You forget yourself, lose yourself in the practice, whether it’s writing or painting, photography or printmaking, dancing or singing, there is no you, and no other, you become the dance, the writing, or the brush marking the canvas. There is no separation between you and what you are doing (no self) only the emergence of what is coming into creation. It is life emerging through you.

And each time you get lost or overwhelmed you come back to the body. The body is the foundation. All creativity is ultimately grounded, expressed in the body. The writer sits with pen in hand, or tapping on the keyboard, and transforms ideas into words, small black shapes on a page that another can see and know through descriptions of sensory experience. The painter holds the brush and makes marks on a canvas that gives form to their vision. The dancer moves her body to express the music or feeling or gesture of an idea.

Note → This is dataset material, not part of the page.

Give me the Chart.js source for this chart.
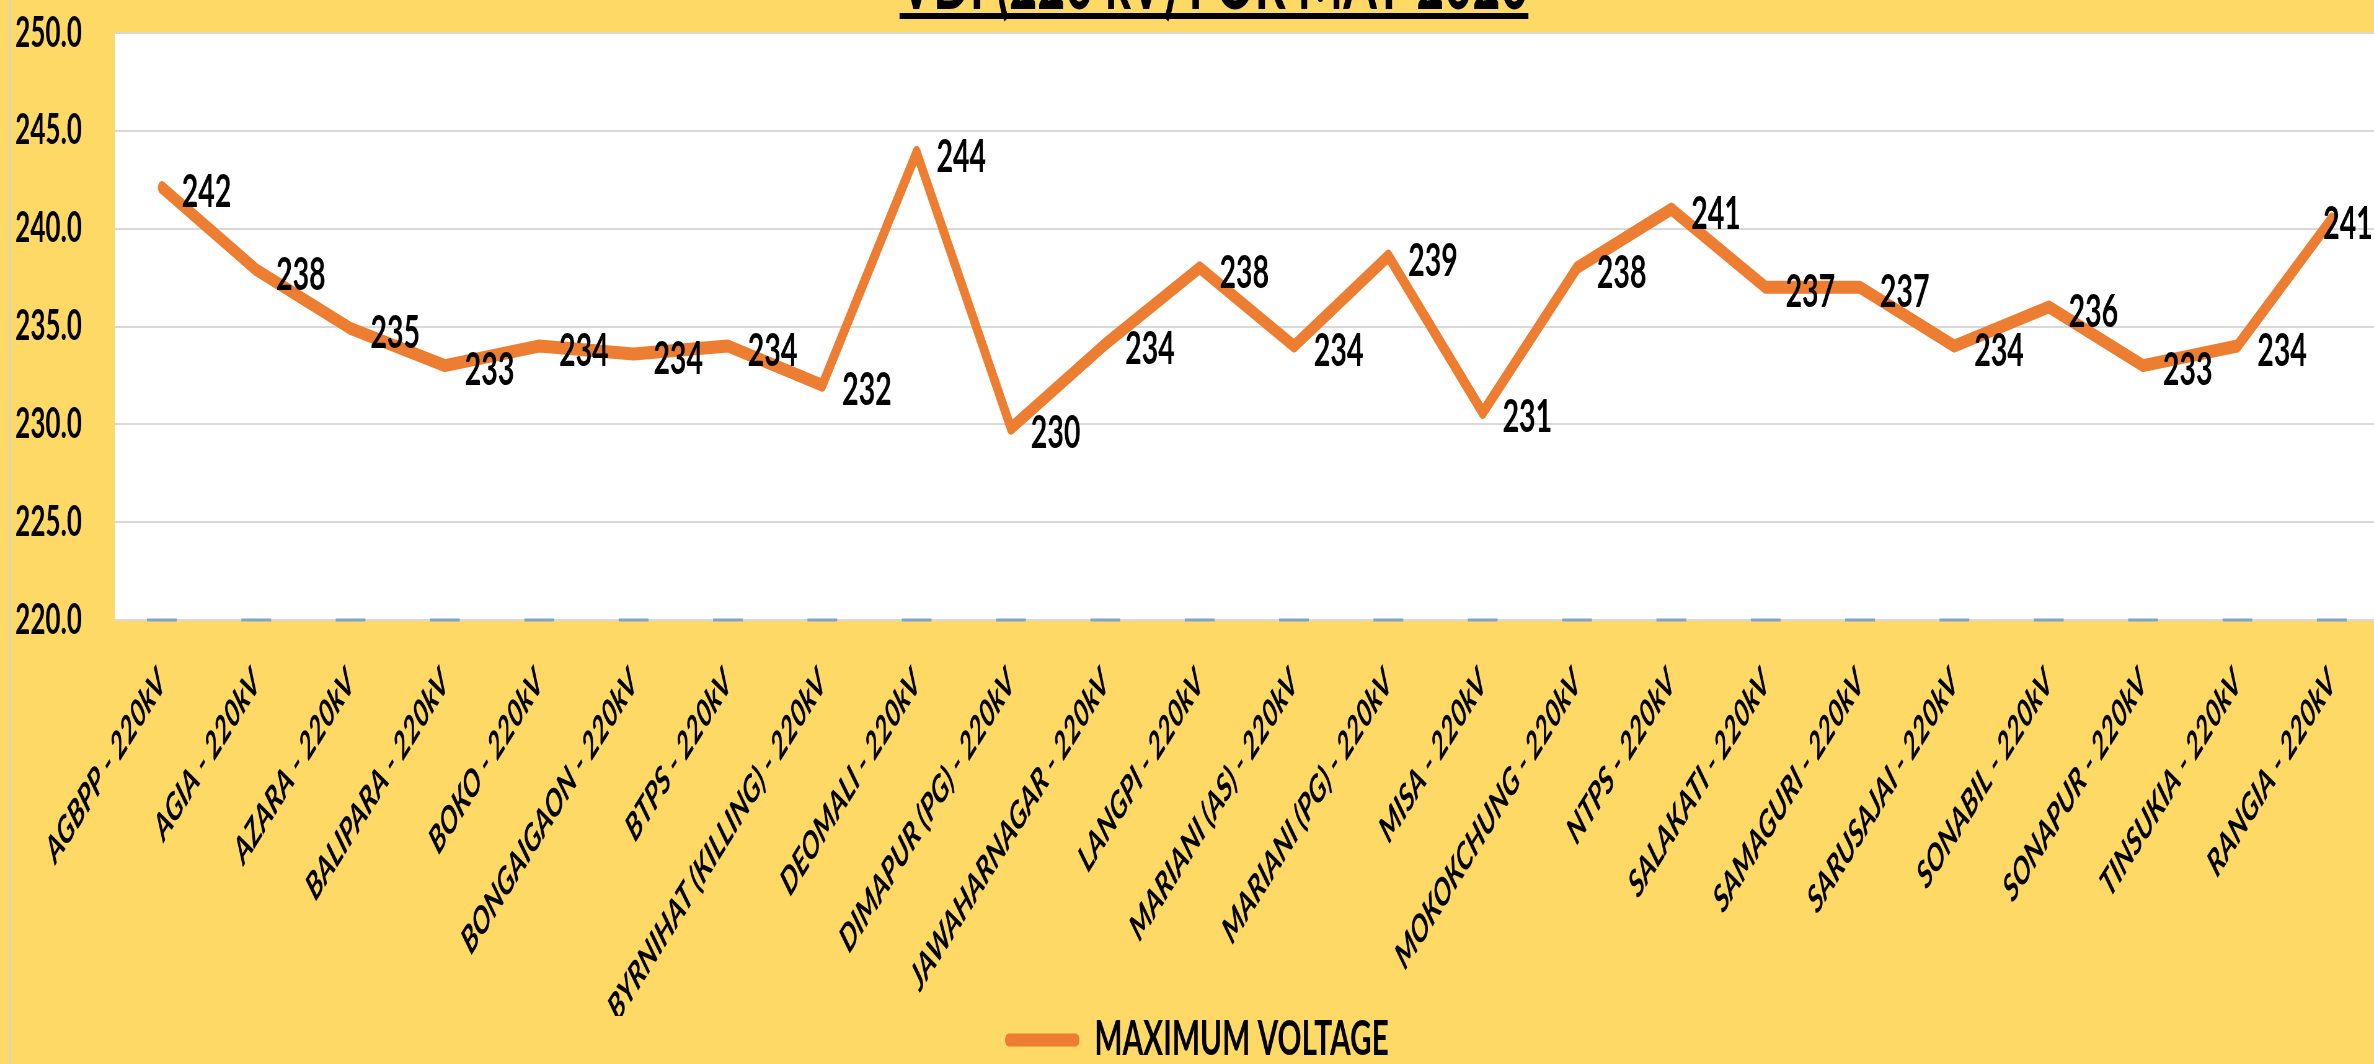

We create through the body, with the body. The vision of the creator offers a different worldview, a new possibility, made accessible, even familiar, to others, shared through the senses.

The senses land things in the body, they become real. While they remain abstract ideas they float around in the mind and remain lost amongst the flotsam and jetsam of thinking and confusion. Creative practice requires grounding your ideas, giving form to the formless, naming and creating something that till now was only imagined, and making it real so it can be shared, seen, heard, touched, tasted, loved or perhaps reviled.

The same is true of the wisdom of insight meditation, which comes, not as a concept but through moment-to-moment observations of body experience. It is body wisdom, bottom up wisdom (lower brain), which is also how the brain changes itself, and integrates old traumatic and overwhelming experiences.

So my creative practice is my meditation. I’ve had to face myself in my writing as much or more as I’ve ever had to face myself on the meditation cushion. And I’ve experienced states of bliss and freedom in creativity as I have in meditation, when the light of understanding pours through and radiates everything.

Both paths – meditation and creativity – require devoted practice, and patience. Often not much happens for long periods except the effortless effort of devotion to what you love, even when it’s hard. Coming to the page, or coming to the cushion, diligently persisting with no guarantees of any outcome, reward, or even enlightenment.

For the next few months I’ll do both. And maybe one day the two will become one. But for the moment my creative practice is the larger, pushing everything back from the foreshore as I dive into my inner life, whether I penetrate the sublime or swim through an ocean of stinking fish.